International Bank of Somalia (IBS), one of only a handful of commercial banks operating in the war-torn country, wants to raise $10 million in a public share offering that would be the first of its kind since civil war broke out in 1991.

Somalia does not have a stock exchange and most banking is done on informal basis through money transfer firms, but IBS Chief Executive Hassan Yusuf said those ploughing money into the bank would benefit from being early investors in the sector.

“Somalia is open for business,” Hassan told Reuters on the sidelines of a Somalia investment forum in the Kenyan capital Nairobi. “People who go now will be the beneficiaries in the long term.”

The central bank has issued six commercial banking licences so far, including to IBS, but has said it does not plan to issue more this year unless newcomers have foreign partners.

The Somali banking community faces severe constraints. Banks in the United States, Britain and elsewhere are increasingly wary of facilitating transfers to Somalia because of tighter regulatory rules aimed at stopping cash from reaching those the West disignates as “terror groups”, such as al Shabaab.

Yusuf said that IBS is undeterred and would open six new branches in Mogadishu within two months.

By the end of 2015 it wants to have established another four outlets outside the capital, including one in the semi-autonomous Somaliland region.
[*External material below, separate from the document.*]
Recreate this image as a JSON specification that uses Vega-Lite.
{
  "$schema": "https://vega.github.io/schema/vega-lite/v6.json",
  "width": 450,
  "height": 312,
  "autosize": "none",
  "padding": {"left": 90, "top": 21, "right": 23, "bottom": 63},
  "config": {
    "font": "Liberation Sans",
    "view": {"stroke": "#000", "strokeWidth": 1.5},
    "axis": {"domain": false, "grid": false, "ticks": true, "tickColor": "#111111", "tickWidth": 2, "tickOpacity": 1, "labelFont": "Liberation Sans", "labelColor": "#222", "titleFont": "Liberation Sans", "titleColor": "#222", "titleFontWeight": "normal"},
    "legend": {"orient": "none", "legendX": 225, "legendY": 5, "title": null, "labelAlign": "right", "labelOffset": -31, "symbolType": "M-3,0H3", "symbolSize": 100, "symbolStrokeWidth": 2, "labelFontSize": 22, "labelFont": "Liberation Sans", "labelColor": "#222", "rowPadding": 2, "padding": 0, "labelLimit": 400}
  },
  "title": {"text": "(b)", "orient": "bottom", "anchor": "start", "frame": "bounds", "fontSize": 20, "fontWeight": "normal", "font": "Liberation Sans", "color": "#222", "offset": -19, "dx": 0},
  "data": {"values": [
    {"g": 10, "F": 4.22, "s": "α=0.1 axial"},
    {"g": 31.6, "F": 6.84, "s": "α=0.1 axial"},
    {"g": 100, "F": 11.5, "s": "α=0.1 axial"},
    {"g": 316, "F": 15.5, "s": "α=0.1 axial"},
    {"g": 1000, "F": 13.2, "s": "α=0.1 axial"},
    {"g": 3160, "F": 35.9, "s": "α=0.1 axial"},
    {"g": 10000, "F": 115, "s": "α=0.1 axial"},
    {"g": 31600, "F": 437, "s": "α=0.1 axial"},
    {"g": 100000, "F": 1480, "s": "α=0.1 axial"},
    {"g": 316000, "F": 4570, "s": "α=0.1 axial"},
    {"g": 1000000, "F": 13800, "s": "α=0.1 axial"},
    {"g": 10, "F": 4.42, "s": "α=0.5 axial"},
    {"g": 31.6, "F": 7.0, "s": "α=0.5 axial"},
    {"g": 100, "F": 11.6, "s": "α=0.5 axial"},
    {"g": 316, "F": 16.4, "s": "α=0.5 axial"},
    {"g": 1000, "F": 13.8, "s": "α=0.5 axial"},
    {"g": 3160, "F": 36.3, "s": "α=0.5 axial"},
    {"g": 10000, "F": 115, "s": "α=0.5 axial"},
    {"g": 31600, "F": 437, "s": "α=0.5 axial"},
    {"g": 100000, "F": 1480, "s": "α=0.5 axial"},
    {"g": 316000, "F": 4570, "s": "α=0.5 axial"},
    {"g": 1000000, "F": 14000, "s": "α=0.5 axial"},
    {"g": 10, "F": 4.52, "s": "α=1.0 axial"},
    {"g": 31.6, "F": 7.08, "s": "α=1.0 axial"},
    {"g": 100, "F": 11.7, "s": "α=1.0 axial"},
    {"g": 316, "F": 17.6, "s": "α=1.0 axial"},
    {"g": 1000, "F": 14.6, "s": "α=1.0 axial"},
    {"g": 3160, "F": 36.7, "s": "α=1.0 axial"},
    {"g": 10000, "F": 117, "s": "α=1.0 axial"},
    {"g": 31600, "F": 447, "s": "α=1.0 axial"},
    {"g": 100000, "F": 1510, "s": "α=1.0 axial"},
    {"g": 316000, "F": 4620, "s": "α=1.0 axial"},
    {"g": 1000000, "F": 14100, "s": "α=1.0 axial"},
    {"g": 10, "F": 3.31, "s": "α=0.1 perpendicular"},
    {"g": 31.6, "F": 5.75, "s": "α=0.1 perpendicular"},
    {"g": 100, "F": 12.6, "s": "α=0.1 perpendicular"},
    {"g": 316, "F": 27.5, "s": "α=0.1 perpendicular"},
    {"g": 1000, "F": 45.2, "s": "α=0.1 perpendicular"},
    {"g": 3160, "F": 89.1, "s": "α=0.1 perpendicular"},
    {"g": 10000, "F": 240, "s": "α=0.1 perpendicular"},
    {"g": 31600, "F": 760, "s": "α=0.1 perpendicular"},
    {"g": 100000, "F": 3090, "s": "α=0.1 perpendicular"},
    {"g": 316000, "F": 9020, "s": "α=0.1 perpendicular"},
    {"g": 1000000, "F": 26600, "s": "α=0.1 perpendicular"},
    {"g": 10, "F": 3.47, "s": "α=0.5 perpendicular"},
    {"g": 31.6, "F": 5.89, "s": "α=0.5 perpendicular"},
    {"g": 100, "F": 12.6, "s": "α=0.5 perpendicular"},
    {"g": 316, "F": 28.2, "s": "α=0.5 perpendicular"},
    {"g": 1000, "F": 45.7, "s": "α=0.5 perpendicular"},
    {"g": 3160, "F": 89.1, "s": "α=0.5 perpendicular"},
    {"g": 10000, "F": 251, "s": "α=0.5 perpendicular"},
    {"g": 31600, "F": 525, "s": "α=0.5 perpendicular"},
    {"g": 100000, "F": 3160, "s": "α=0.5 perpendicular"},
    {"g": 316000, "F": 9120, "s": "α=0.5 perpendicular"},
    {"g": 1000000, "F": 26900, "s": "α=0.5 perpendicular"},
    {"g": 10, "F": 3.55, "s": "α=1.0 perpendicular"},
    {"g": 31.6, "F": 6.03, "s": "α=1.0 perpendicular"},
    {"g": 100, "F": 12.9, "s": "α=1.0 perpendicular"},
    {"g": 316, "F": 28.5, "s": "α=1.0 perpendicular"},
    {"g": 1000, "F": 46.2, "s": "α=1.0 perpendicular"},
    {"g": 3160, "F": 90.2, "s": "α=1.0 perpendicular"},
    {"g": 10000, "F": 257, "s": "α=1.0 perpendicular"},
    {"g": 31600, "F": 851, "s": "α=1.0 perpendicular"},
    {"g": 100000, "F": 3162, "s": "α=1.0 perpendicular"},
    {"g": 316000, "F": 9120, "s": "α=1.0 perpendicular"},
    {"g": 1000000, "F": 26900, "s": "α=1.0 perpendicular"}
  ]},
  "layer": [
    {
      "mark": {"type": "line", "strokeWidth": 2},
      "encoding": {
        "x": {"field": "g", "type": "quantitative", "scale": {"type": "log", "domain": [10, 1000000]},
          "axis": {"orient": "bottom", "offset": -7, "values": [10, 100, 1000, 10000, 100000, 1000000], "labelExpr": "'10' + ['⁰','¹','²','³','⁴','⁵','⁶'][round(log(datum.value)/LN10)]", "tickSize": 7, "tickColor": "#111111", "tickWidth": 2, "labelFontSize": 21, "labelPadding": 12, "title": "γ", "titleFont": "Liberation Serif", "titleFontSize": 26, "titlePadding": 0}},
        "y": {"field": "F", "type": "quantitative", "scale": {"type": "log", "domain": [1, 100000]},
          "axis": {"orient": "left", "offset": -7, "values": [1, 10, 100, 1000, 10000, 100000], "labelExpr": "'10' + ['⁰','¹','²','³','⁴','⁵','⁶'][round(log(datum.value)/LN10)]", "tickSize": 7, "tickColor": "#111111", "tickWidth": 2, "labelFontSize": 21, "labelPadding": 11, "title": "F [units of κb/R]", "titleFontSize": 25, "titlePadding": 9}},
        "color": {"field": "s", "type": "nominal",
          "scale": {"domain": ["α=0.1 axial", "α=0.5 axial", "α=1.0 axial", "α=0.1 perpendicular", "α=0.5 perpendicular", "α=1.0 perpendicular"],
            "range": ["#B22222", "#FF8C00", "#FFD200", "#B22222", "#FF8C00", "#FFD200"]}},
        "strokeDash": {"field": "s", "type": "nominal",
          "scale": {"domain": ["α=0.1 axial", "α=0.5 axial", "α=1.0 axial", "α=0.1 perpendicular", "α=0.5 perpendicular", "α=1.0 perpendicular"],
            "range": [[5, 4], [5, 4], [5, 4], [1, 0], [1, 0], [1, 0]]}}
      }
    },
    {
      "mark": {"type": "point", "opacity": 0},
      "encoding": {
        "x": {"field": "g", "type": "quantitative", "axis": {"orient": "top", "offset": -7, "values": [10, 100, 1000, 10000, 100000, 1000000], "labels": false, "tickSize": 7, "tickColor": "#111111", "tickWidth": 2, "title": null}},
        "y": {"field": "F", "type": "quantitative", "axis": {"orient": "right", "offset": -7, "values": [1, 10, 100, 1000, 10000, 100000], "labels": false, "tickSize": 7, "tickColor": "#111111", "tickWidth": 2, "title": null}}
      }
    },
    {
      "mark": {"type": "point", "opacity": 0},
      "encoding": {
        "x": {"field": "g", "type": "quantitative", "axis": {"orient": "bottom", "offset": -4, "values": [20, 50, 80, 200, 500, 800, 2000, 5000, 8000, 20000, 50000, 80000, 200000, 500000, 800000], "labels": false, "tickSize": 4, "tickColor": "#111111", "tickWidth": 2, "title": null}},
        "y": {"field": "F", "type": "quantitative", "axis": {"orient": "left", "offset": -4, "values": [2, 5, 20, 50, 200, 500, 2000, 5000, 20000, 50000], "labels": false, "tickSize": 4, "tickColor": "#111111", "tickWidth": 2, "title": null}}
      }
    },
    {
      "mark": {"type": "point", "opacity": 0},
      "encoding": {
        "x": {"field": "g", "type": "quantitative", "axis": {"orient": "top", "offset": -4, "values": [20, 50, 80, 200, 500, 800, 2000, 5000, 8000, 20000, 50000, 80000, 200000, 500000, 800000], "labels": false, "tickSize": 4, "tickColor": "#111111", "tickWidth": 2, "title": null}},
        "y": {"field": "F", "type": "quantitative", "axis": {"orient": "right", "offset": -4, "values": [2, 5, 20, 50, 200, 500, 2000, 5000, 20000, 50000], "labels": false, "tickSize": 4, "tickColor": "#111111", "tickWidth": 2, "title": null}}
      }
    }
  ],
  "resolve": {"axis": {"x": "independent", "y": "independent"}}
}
It also aims to introduce online banking and a mobile banking app for customers.

Yusuf said IBS is seeking to build confidence with regulators abroad.

“We have created a bank with international standards in compliance, risk-management, audit,” Yusuf said, adding that IBS would hire United States-based accountancy firm Deloitte as auditor.

IBS, which opened its sole Mogadishu branch in October, said the share offer will be open until March 31, with investors able to buy tranches of between $500 and $500,000.

The public share offer amounts to 10 percent of the share capital, Yusuf said. A further 31 percent is owned by the bank founders, who are mostly Dubai-based Somali businessmen. Yusuf said that more equity will be offered as the bank expands.

Banks from United Arab Emirates have already inquired about buying a stake, Yusuf said, without naming the potential investors.